On a pier, for example, there is often a discrete area where people might expect to see such
activity taking place. I assume that piers will not fall within the general conditions relating to high streets and town centres to which the right hon. Member for Tottenham (Mr Lammy) and I have referred.
Robert Neill: I understand the hon. Lady's point, and also the point made by my hon. Friend the Member for St Austell and Newquay. We must accept that the planning system is not intended to deal with all issues of social contention to which value judgments apply. There is a separate licensing system which, to some degree, handles such matters as well, but the planning system, and in particular the use classes order, may not be the best vehicle to deal with what is a legitimate issue of social debate: the worth or otherwise of certain legal activities. That is why I think there is a difficulty in the right hon. Gentleman's proposition about a sui generis use class order. I accept that some of his points have force, and I accept that his concerns and those of his constituents are genuine. There are tensions in cases such as this, and the face of a high street can change if one particular use comes to dominate. However, as I have said, we cannot expect the planning system to be capable of solving all community issues. It is necessary to find a balance.

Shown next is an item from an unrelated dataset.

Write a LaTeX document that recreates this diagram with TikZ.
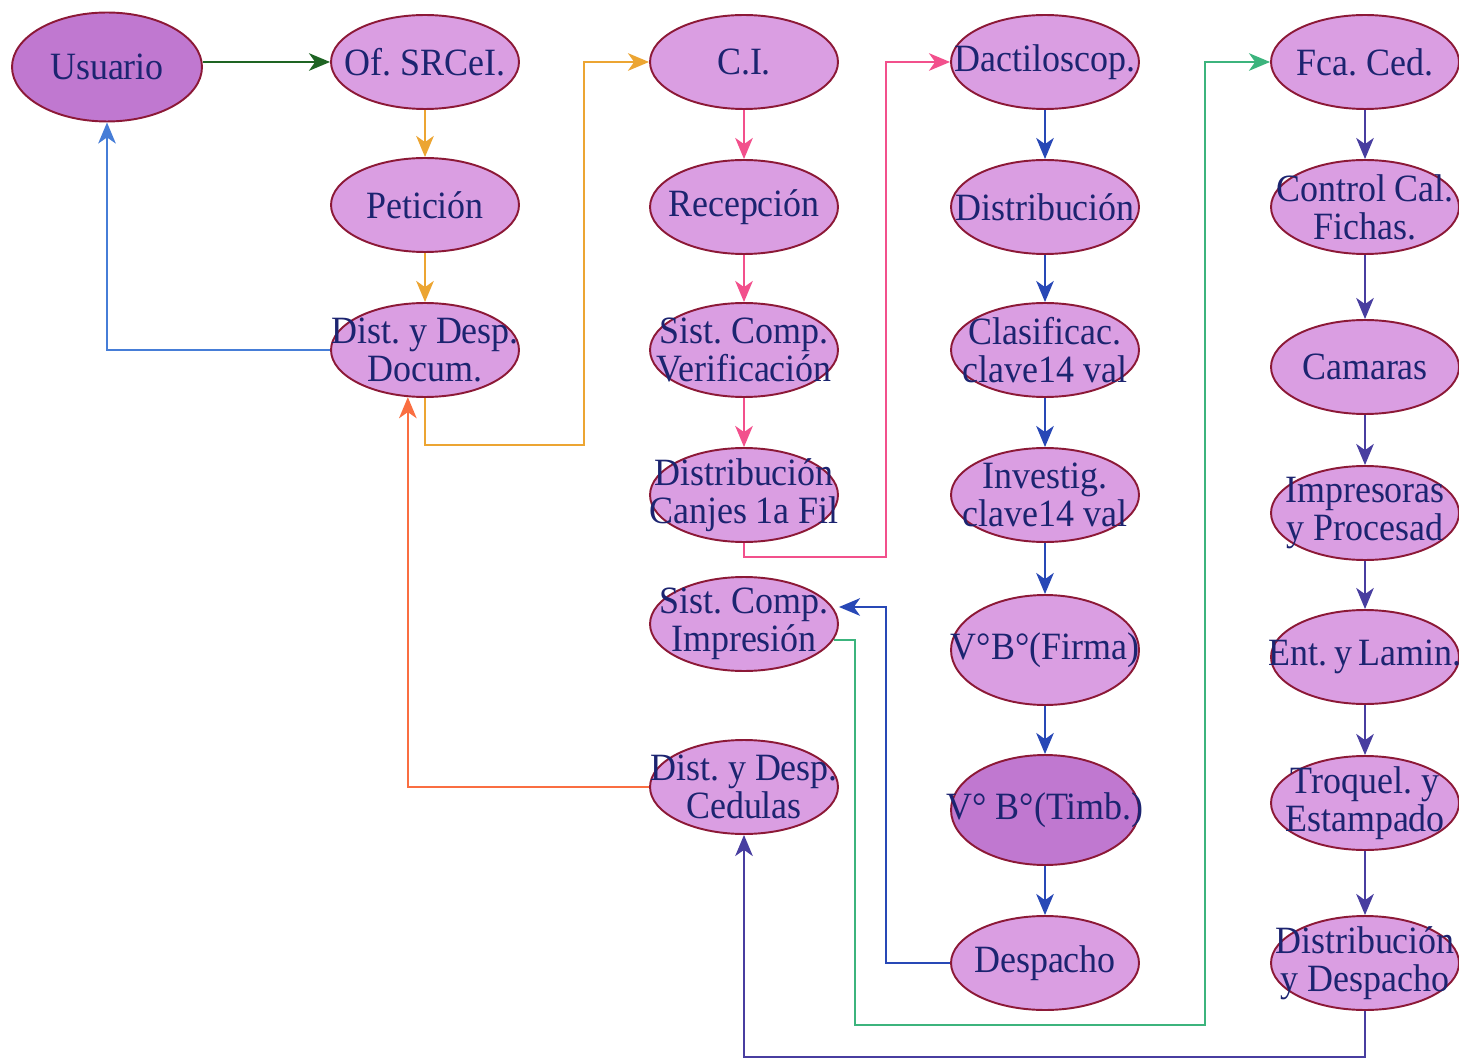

We have examined the position, and while I accept that in some cases difficulties can arise, I do not think it necessary to consider whether a national approach would be proportionate when there is no evidence to suggest that the proliferation of betting shops is a widespread problem that requires national legislation. There is also no evidence to suggest that banks are withdrawing from high streets because of betting shops, although they may be doing so for other reasons.
Tessa Munt: I beg to differ, given the quantity of casework with which I deal involving increasingly younger groups of people who have to search for help from the citizens advice bureau and various Christian organisations -I met representatives of one in Cheddar, in my constituency, on Saturday-because of disproportionate amounts of debt that originated from gambling.
Robert Neill: I am not suggesting that that is not an issue, but it is necessary to establish whether the planning law or the licensing regime is appropriate. My colleagues in the Department for Culture, Media and Sport have expressed willingness to monitor the extent to which the number and concentration of betting shops have changed since the Gambling Act 2005 came into force, and to establish whether there is a causal link between undesirable social impacts and any proliferation. They will continue to work with local authorities to that end.
Finally, a localism Bill will give local authorities more discretion in regard to the way in which they reflect local need in the planning process. Before too long, we will present proposals relating both to the Bill and to associated planning reforms. I do not suggest that that will automatically provide a silver bullet either, but we will keep these matters under review.